It really is made a lot clearer in Chrono Cross. Keep this in mind, as much as it clears up, it also creates a whole lot of new unanswered questions. What the heck is Schala talking about in the "true ending"?
Oh, as near as I can tell from both games, Magus simply has been travelling around time searching for Schala after he "returned". They had intended on making him yet another of the 40 playable characters, but scrapped the idea. Instead it's hinted he's been watching one of the characters for a long time.
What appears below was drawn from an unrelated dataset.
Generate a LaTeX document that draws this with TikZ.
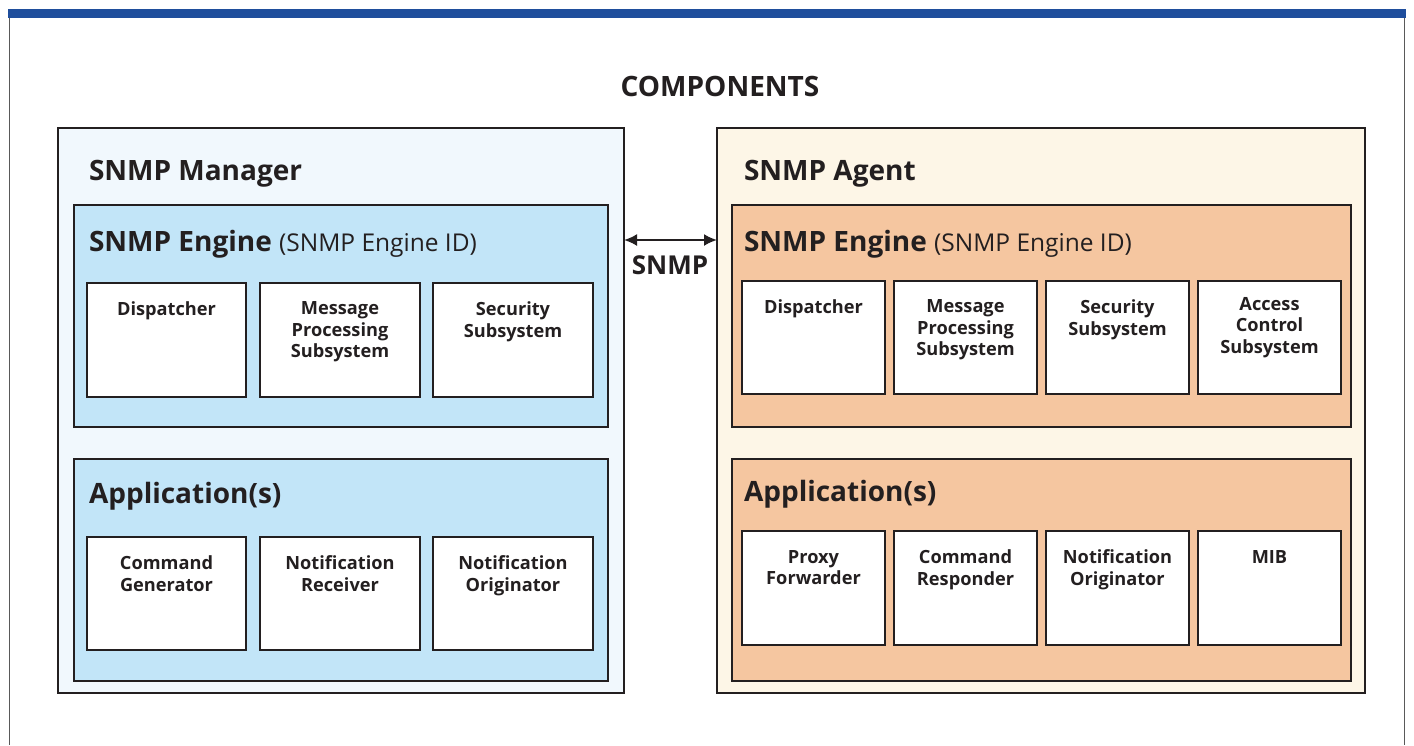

Incidentally, that purplish bluish hair the enlightened ones all have? That's not natural anime hair :D. Turns out that without Lavos' influence, Schala's blonde, like Marle, and Queen Leene, and Ayla. ...And one of the first characters you get in your party in Chrono Cross. Yeah there's a connection there.
Interesting you know about the third spirit in the Masamune, keep that in mind when it gets corrupted.
Also, red rock? Keep that in mind too. It's first appearence is BEFORE Lavos arrived on the planet, and Lavos itself is only capable of altering time periods where it exists. Further, red rock is common in Ayla's time, but after Lavos it becomes far more rare. It's likely a gift from the planet trying to shape humans (or aimed at reptites), but there's another thing that changes it in a completely different direction. The Frozen Flame is an important artifact in Chrono Cross, it's literally a flake off of Lavos' shell when it crashed into the planet, and JUST that flake is ridiculously powerful. That altered human history forever.
I don't think I ever heard anyone call anything a "dream eater" in either game. You really should play Chrono Cross. It sets a lot of this straight. Lavos is Lavos. There's no alien hitching a ride inside. Actually that kinda seems lame... Like, random "extra boss" completely and inexplicably tossed in lame. Don't mean to knock the idea, in Final Fantasy X, the "Sin" creature, the one that created a religion saying it was a punishment for mankind's evil, the one everyone thinks is some godlike entity of some sort, turns out to be nothing more than the result of an ancient wizard's endless experiments on making an ultimate summoning.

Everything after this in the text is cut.